Hello,
R81.20 Take 92 running on open servers.
We're experiencing a lot of First packet isn't SYN drops which also seem to affect legitimate traffic (HTTPS and RDP).
The TCP flag is almost always PUSH-ACK with occasional ACK.
It's not happening all the time, but only during peak hours, hence it seems to be linked to the load. Perhaps it's worth mentioning but it's also happening to the devices that act as proxies (for example Sophos ZTNA). Direct RDP connections from a server/workstation A to a server/workstation B work flawlessly, but connections from ZTNA gateways get occasionally interrupted (with First packet isn't SYN PUSH-ACK logged) and users experience disconnections and must reconnect.

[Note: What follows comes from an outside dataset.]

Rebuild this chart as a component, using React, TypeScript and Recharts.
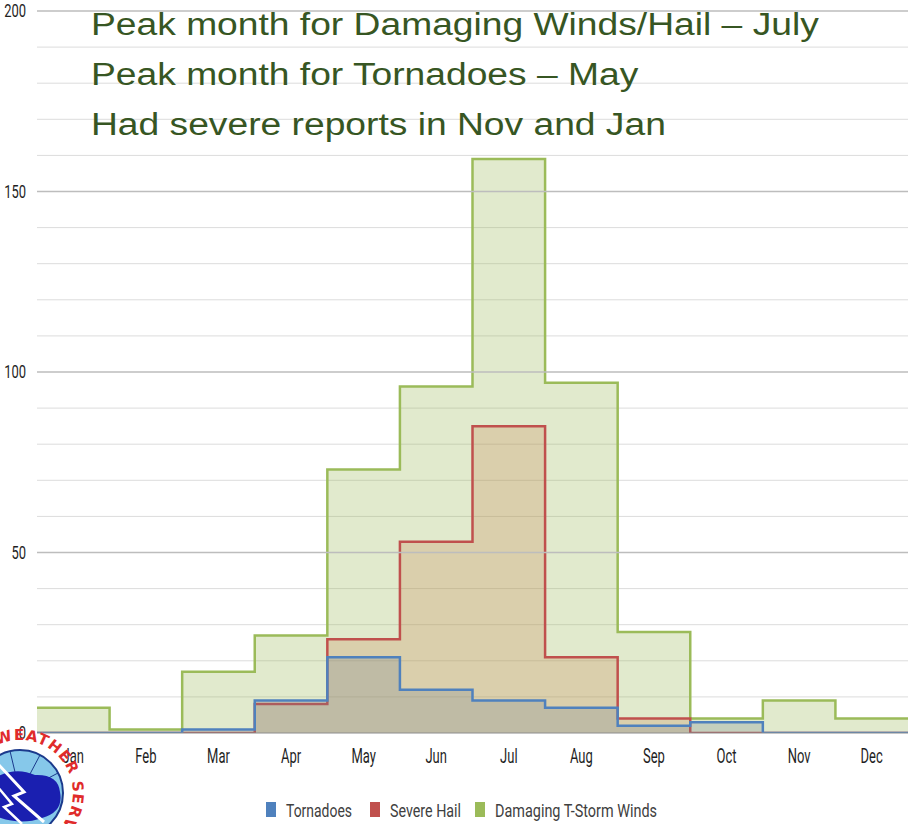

From the application perspective, we see the following in the logs:
Reading from WebSocket failed. websocket: close 1006 (abnormal closure): unexpected EOF","time
The gateway has plenty of RAM (64GB) and CPU load is around 35-45%. The number of concurrent connections is around 25-30K during peak hours, with 55K configured as a maximum value.
What we tried so far:
- increase the timeout for RDP and HTTPS;
- disable "Smart Connection Reuse" feature;
- install the latest Take;
- fail-over to the standby and reboot.
Thank you in advance for any tips and hints!